God who carries on walking in this land, guiding you, sustaining you in  hope. Many of you with your daily efforts make it possible for Mexican society not to be shrouded in darkness. You  are tomorrow’s prophets; you are the sign of a new dawn.
Pope Francis’ visit here has surely provided Mexicans with a cone of light from the skies in the midst of a sea of darkness.
But like his first words here in Mexico, his last were dedicated to the Mother of the nation, ‘Our Lady of Guadalupe’.
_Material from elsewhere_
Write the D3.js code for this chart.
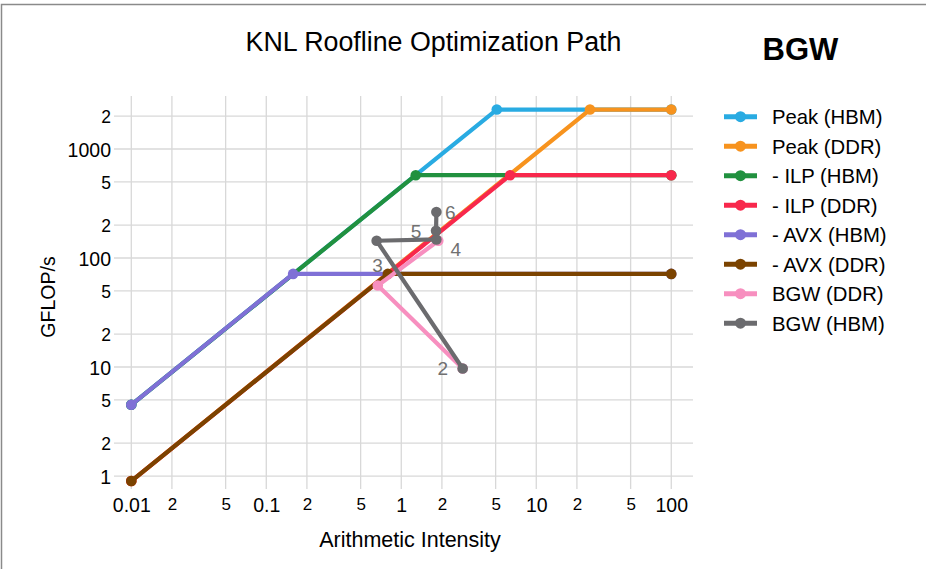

Already upon his arrival in Mexico Pope Francis had quoted ‘Octavio Paz’ who once described Guadalupe, the spiritual heart of the nation, as a place of rest where people orphaned and disinherited, might seek a place of refuge, a home.
And as Pope Francis bade farewell to Mexico he said: ”May Mary, Mother of Guadalupe, continue to walk on your lands, helping you to be missionaries and witnesses of mercy and reconciliation “.